Can you transcribe every line exactly and leave the pictures behind?

» **GIVEN MATERIAL**
########
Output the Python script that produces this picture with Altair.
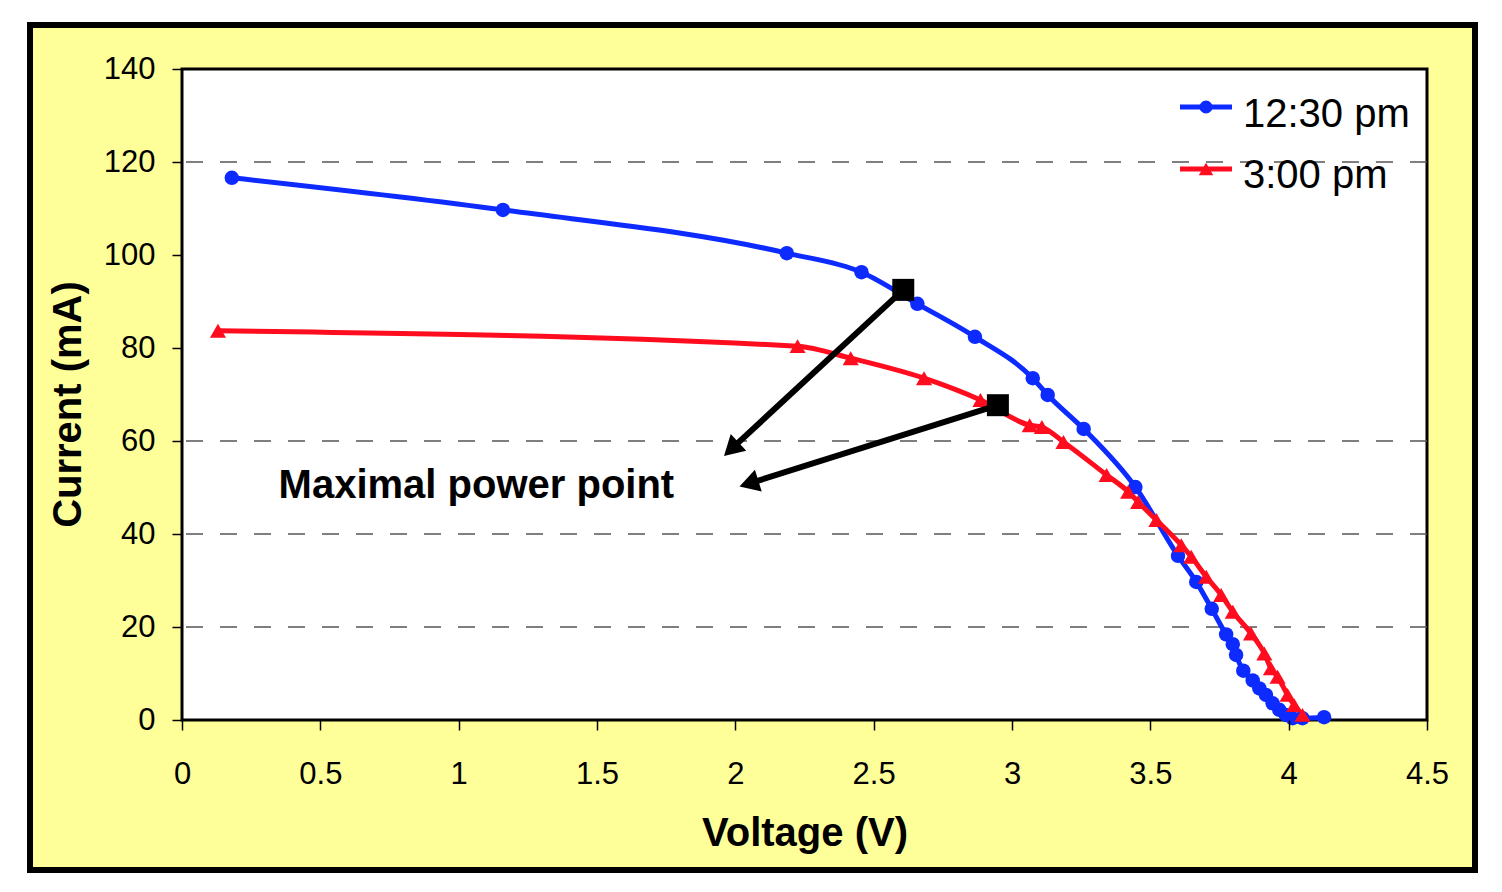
import math
import altair as alt
import pandas as pd

# ---------------- data ----------------
series_names = ["12:30 pm", "3:00 pm"]
series_colors = ["#0D2BFF", "#FF0D1E"]

blue_v = [0.180, 1.160, 2.186, 2.456, 2.658, 2.866, 3.075, 3.129, 3.259, 3.446,
          3.600, 3.666, 3.722, 3.774, 3.798, 3.810, 3.836, 3.870, 3.894, 3.918,
          3.942, 3.966, 3.990, 4.014, 4.050, 4.128]
blue_i = [116.6, 109.7, 100.4, 96.3, 89.5, 82.4, 73.5, 69.9, 62.6, 50.1,
          35.3, 29.7, 23.9, 18.4, 16.3, 14.0, 10.6, 8.5, 6.8, 5.4,
          3.6, 2.2, 1.1, 0.4, 0.4, 0.6]

red_v = [0.130, 2.225, 2.417, 2.682, 2.886, 3.064, 3.108, 3.186, 3.342, 3.420,
         3.456, 3.522, 3.612, 3.648, 3.702, 3.756, 3.798, 3.864, 3.912, 3.936,
         3.960, 3.996, 4.020, 4.050]
red_i = [83.7, 80.4, 77.8, 73.5, 68.8, 63.4, 63.0, 59.8, 52.7, 49.1,
         46.9, 43.0, 37.6, 35.1, 30.8, 26.9, 23.3, 18.6, 14.3, 11.1,
         9.3, 5.4, 3.2, 1.1]

# maximal power points
mpp_v = [2.607, 2.949]
mpp_i = [92.5, 67.7]
# arrow tips (annotation)
tip_v = [1.959, 2.015]
tip_i = [56.8, 50.2]
annotation_text = "Maximal power point"
annotation_v = 1.064
annotation_i = 47.7

x_ticks = [0, 0.5, 1, 1.5, 2, 2.5, 3, 3.5, 4, 4.5]
y_ticks = [0, 20, 40, 60, 80, 100, 120, 140]
grid_levels = [20, 40, 60, 120]

# ---------------- layout ----------------
W, H = 1245, 651
FONT = "Liberation Sans"
X_MAX, Y_MAX = 4.5, 140

xs = alt.Scale(domain=[0, X_MAX], nice=False, zero=False)
ys = alt.Scale(domain=[0, Y_MAX], nice=False)

df = pd.DataFrame({
    "V": blue_v + red_v,
    "I": blue_i + red_i,
    "series": [series_names[0]] * len(blue_v) + [series_names[1]] * len(red_v),
})

one = pd.DataFrame({"a": [0]})

frame = alt.Chart(one).mark_rect(fill="#FFFF99", stroke="black", strokeWidth=6).encode(
    x=alt.value(-152), x2=alt.value(W + 48), y=alt.value(-44), y2=alt.value(H + 150)
)
plot_bg = alt.Chart(one).mark_rect(fill="white", stroke="black", strokeWidth=3).encode(
    x=alt.value(0), x2=alt.value(W), y=alt.value(0), y2=alt.value(H)
)
grid = alt.Chart(pd.DataFrame({"g": grid_levels})).mark_rule(
    color="#555555", strokeWidth=1.5, strokeDash=[17, 17]
).encode(y=alt.Y("g:Q", scale=ys))

color = alt.Color("series:N", scale=alt.Scale(domain=series_names, range=series_colors), legend=None)

base = alt.Chart(df).encode(
    x=alt.X("V:Q", scale=xs, axis=alt.Axis(
        values=x_ticks, format=".1~f", title="Voltage (V)", grid=False, domain=False,
        tickColor="black", tickWidth=1.5, tickSize=10, labelFlush=False,
        labelFont=FONT, labelFontSize=31, labelColor="black", labelPadding=53,
        labelBaseline="alphabetic",
        titleFont=FONT, titleFontSize=40, titleFontWeight="bold", titleColor="black",
        titleY=125, titleBaseline="alphabetic", zindex=1)),
    y=alt.Y("I:Q", scale=ys, axis=alt.Axis(
        values=y_ticks, title="Current (mA)", grid=False, domain=False,
        tickColor="black", tickWidth=1.5, tickSize=10, labelFlush=False,
        labelFont=FONT, labelFontSize=31, labelColor="black", labelPadding=17,
        titleFont=FONT, titleFontSize=40, titleFontWeight="bold", titleColor="black",
        titleX=-102, titleY=335, titleBaseline="alphabetic", titleAngle=-90, zindex=1)),
    color=color,
    detail="series:N",
)

lines = base.mark_line(strokeWidth=5, interpolate="monotone")
blue_pts = alt.Chart(df[df.series == series_names[0]]).mark_point(
    shape="circle", filled=True, size=210, opacity=1, color=series_colors[0]
).encode(x=alt.X("V:Q", scale=xs), y=alt.Y("I:Q", scale=ys))
red_pts = alt.Chart(df[df.series == series_names[1]]).mark_point(
    shape="triangle-up", filled=True, size=260, opacity=1, color=series_colors[1]
).encode(x=alt.X("V:Q", scale=xs), y=alt.Y("I:Q", scale=ys))

# arrows
px_v = W / X_MAX
px_i = H / Y_MAX
HEAD = 520
h = math.sqrt(HEAD) / 2 * math.sqrt(3) / 2
rows = []
for v0, i0, v1, i1 in zip(mpp_v, mpp_i, tip_v, tip_i):
    dx = (v1 - v0) * px_v
    dy = -(i1 - i0) * px_i
    L = math.hypot(dx, dy)
    ux, uy = dx / L, dy / L
    ang = math.degrees(math.atan2(ux, -uy)) % 360
    cv = v1 - ux * h / px_v
    ci = i1 + uy * h / px_i
    rows.append({"v0": v0, "i0": i0, "cv": cv, "ci": ci, "ang": ang})
arr = pd.DataFrame(rows)

arrow_lines = alt.Chart(arr).mark_rule(color="black", strokeWidth=6).encode(
    x=alt.X("v0:Q", scale=xs), y=alt.Y("i0:Q", scale=ys),
    x2="cv:Q", y2="ci:Q",
)
arrow_heads = alt.Chart(arr).mark_point(
    shape="triangle-up", filled=True, size=HEAD, color="black", opacity=1
).encode(
    x=alt.X("cv:Q", scale=xs), y=alt.Y("ci:Q", scale=ys),
    angle=alt.Angle("ang:Q", scale=None),
)
squares = alt.Chart(pd.DataFrame({"v": mpp_v, "i": mpp_i})).mark_point(
    shape="square", filled=True, size=484, color="black", opacity=1
).encode(x=alt.X("v:Q", scale=xs), y=alt.Y("i:Q", scale=ys))

label = alt.Chart(pd.DataFrame({"v": [annotation_v], "i": [annotation_i], "t": [annotation_text]})).mark_text(
    font=FONT, fontSize=40, fontWeight="bold", color="black", align="center", baseline="alphabetic"
).encode(x=alt.X("v:Q", scale=xs), y=alt.Y("i:Q", scale=ys), text="t:N")

# manual legend (inside the plot, top right)
leg_layers = []
leg_y = [38, 100]
leg_text_y = [58, 119]
leg_shapes = ["circle", "triangle-up"]
leg_sizes = [170, 210]
for k in range(2):
    leg_layers.append(alt.Chart(one).mark_rule(color=series_colors[k], strokeWidth=5).encode(
        x=alt.value(998), x2=alt.value(1050), y=alt.value(leg_y[k])))
    leg_layers.append(alt.Chart(one).mark_point(
        shape=leg_shapes[k], filled=True, size=leg_sizes[k], color=series_colors[k], opacity=1
    ).encode(x=alt.value(1024), y=alt.value(leg_y[k])))
    leg_layers.append(alt.Chart(pd.DataFrame({"t": [series_names[k]]})).mark_text(
        font=FONT, fontSize=40, color="black", align="left", baseline="alphabetic"
    ).encode(x=alt.value(1061), y=alt.value(leg_text_y[k]), text="t:N"))

chart = alt.layer(
    frame, plot_bg, grid, lines, blue_pts, red_pts,
    arrow_lines, arrow_heads, squares, label, *leg_layers
).properties(
    width=W, height=H,
    padding={"left": 19, "top": 14, "right": 10, "bottom": 10},
).configure(background="white").configure_view(stroke=None)

chart.save("out.html", embed_options={"renderer": "svg", "actions": False})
########
» **OUTPUT**
Output the Python script that produces this picture with Altair.
import math
import altair as alt
import pandas as pd

# ---------------- data ----------------
series_names = ["12:30 pm", "3:00 pm"]
series_colors = ["#0D2BFF", "#FF0D1E"]

blue_v = [0.180, 1.160, 2.186, 2.456, 2.658, 2.866, 3.075, 3.129, 3.259, 3.446,
          3.600, 3.666, 3.722, 3.774, 3.798, 3.810, 3.836, 3.870, 3.894, 3.918,
          3.942, 3.966, 3.990, 4.014, 4.050, 4.128]
blue_i = [116.6, 109.7, 100.4, 96.3, 89.5, 82.4, 73.5, 69.9, 62.6, 50.1,
          35.3, 29.7, 23.9, 18.4, 16.3, 14.0, 10.6, 8.5, 6.8, 5.4,
          3.6, 2.2, 1.1, 0.4, 0.4, 0.6]

red_v = [0.130, 2.225, 2.417, 2.682, 2.886, 3.064, 3.108, 3.186, 3.342, 3.420,
         3.456, 3.522, 3.612, 3.648, 3.702, 3.756, 3.798, 3.864, 3.912, 3.936,
         3.960, 3.996, 4.020, 4.050]
red_i = [83.7, 80.4, 77.8, 73.5, 68.8, 63.4, 63.0, 59.8, 52.7, 49.1,
         46.9, 43.0, 37.6, 35.1, 30.8, 26.9, 23.3, 18.6, 14.3, 11.1,
         9.3, 5.4, 3.2, 1.1]

# maximal power points
mpp_v = [2.607, 2.949]
mpp_i = [92.5, 67.7]
# arrow tips (annotation)
tip_v = [1.959, 2.015]
tip_i = [56.8, 50.2]
annotation_text = "Maximal power point"
annotation_v = 1.064
annotation_i = 47.7

x_ticks = [0, 0.5, 1, 1.5, 2, 2.5, 3, 3.5, 4, 4.5]
y_ticks = [0, 20, 40, 60, 80, 100, 120, 140]
grid_levels = [20, 40, 60, 120]

# ---------------- layout ----------------
W, H = 1245, 651
FONT = "Liberation Sans"
X_MAX, Y_MAX = 4.5, 140

xs = alt.Scale(domain=[0, X_MAX], nice=False, zero=False)
ys = alt.Scale(domain=[0, Y_MAX], nice=False)

df = pd.DataFrame({
    "V": blue_v + red_v,
    "I": blue_i + red_i,
    "series": [series_names[0]] * len(blue_v) + [series_names[1]] * len(red_v),
})

one = pd.DataFrame({"a": [0]})

frame = alt.Chart(one).mark_rect(fill="#FFFF99", stroke="black", strokeWidth=6).encode(
    x=alt.value(-152), x2=alt.value(W + 48), y=alt.value(-44), y2=alt.value(H + 150)
)
plot_bg = alt.Chart(one).mark_rect(fill="white", stroke="black", strokeWidth=3).encode(
    x=alt.value(0), x2=alt.value(W), y=alt.value(0), y2=alt.value(H)
)
grid = alt.Chart(pd.DataFrame({"g": grid_levels})).mark_rule(
    color="#555555", strokeWidth=1.5, strokeDash=[17, 17]
).encode(y=alt.Y("g:Q", scale=ys))

color = alt.Color("series:N", scale=alt.Scale(domain=series_names, range=series_colors), legend=None)

base = alt.Chart(df).encode(
    x=alt.X("V:Q", scale=xs, axis=alt.Axis(
        values=x_ticks, format=".1~f", title="Voltage (V)", grid=False, domain=False,
        tickColor="black", tickWidth=1.5, tickSize=10, labelFlush=False,
        labelFont=FONT, labelFontSize=31, labelColor="black", labelPadding=53,
        labelBaseline="alphabetic",
        titleFont=FONT, titleFontSize=40, titleFontWeight="bold", titleColor="black",
        titleY=125, titleBaseline="alphabetic", zindex=1)),
    y=alt.Y("I:Q", scale=ys, axis=alt.Axis(
        values=y_ticks, title="Current (mA)", grid=False, domain=False,
        tickColor="black", tickWidth=1.5, tickSize=10, labelFlush=False,
        labelFont=FONT, labelFontSize=31, labelColor="black", labelPadding=17,
        titleFont=FONT, titleFontSize=40, titleFontWeight="bold", titleColor="black",
        titleX=-102, titleY=335, titleBaseline="alphabetic", titleAngle=-90, zindex=1)),
    color=color,
    detail="series:N",
)

lines = base.mark_line(strokeWidth=5, interpolate="monotone")
blue_pts = alt.Chart(df[df.series == series_names[0]]).mark_point(
    shape="circle", filled=True, size=210, opacity=1, color=series_colors[0]
).encode(x=alt.X("V:Q", scale=xs), y=alt.Y("I:Q", scale=ys))
red_pts = alt.Chart(df[df.series == series_names[1]]).mark_point(
    shape="triangle-up", filled=True, size=260, opacity=1, color=series_colors[1]
).encode(x=alt.X("V:Q", scale=xs), y=alt.Y("I:Q", scale=ys))

# arrows
px_v = W / X_MAX
px_i = H / Y_MAX
HEAD = 520
h = math.sqrt(HEAD) / 2 * math.sqrt(3) / 2
rows = []
for v0, i0, v1, i1 in zip(mpp_v, mpp_i, tip_v, tip_i):
    dx = (v1 - v0) * px_v
    dy = -(i1 - i0) * px_i
    L = math.hypot(dx, dy)
    ux, uy = dx / L, dy / L
    ang = math.degrees(math.atan2(ux, -uy)) % 360
    cv = v1 - ux * h / px_v
    ci = i1 + uy * h / px_i
    rows.append({"v0": v0, "i0": i0, "cv": cv, "ci": ci, "ang": ang})
arr = pd.DataFrame(rows)

arrow_lines = alt.Chart(arr).mark_rule(color="black", strokeWidth=6).encode(
    x=alt.X("v0:Q", scale=xs), y=alt.Y("i0:Q", scale=ys),
    x2="cv:Q", y2="ci:Q",
)
arrow_heads = alt.Chart(arr).mark_point(
    shape="triangle-up", filled=True, size=HEAD, color="black", opacity=1
).encode(
    x=alt.X("cv:Q", scale=xs), y=alt.Y("ci:Q", scale=ys),
    angle=alt.Angle("ang:Q", scale=None),
)
squares = alt.Chart(pd.DataFrame({"v": mpp_v, "i": mpp_i})).mark_point(
    shape="square", filled=True, size=484, color="black", opacity=1
).encode(x=alt.X("v:Q", scale=xs), y=alt.Y("i:Q", scale=ys))

label = alt.Chart(pd.DataFrame({"v": [annotation_v], "i": [annotation_i], "t": [annotation_text]})).mark_text(
    font=FONT, fontSize=40, fontWeight="bold", color="black", align="center", baseline="alphabetic"
).encode(x=alt.X("v:Q", scale=xs), y=alt.Y("i:Q", scale=ys), text="t:N")

# manual legend (inside the plot, top right)
leg_layers = []
leg_y = [38, 100]
leg_text_y = [58, 119]
leg_shapes = ["circle", "triangle-up"]
leg_sizes = [170, 210]
for k in range(2):
    leg_layers.append(alt.Chart(one).mark_rule(color=series_colors[k], strokeWidth=5).encode(
        x=alt.value(998), x2=alt.value(1050), y=alt.value(leg_y[k])))
    leg_layers.append(alt.Chart(one).mark_point(
        shape=leg_shapes[k], filled=True, size=leg_sizes[k], color=series_colors[k], opacity=1
    ).encode(x=alt.value(1024), y=alt.value(leg_y[k])))
    leg_layers.append(alt.Chart(pd.DataFrame({"t": [series_names[k]]})).mark_text(
        font=FONT, fontSize=40, color="black", align="left", baseline="alphabetic"
    ).encode(x=alt.value(1061), y=alt.value(leg_text_y[k]), text="t:N"))

chart = alt.layer(
    frame, plot_bg, grid, lines, blue_pts, red_pts,
    arrow_lines, arrow_heads, squares, label, *leg_layers
).properties(
    width=W, height=H,
    padding={"left": 19, "top": 14, "right": 10, "bottom": 10},
).configure(background="white").configure_view(stroke=None)

chart.save("out.html", embed_options={"renderer": "svg", "actions": False})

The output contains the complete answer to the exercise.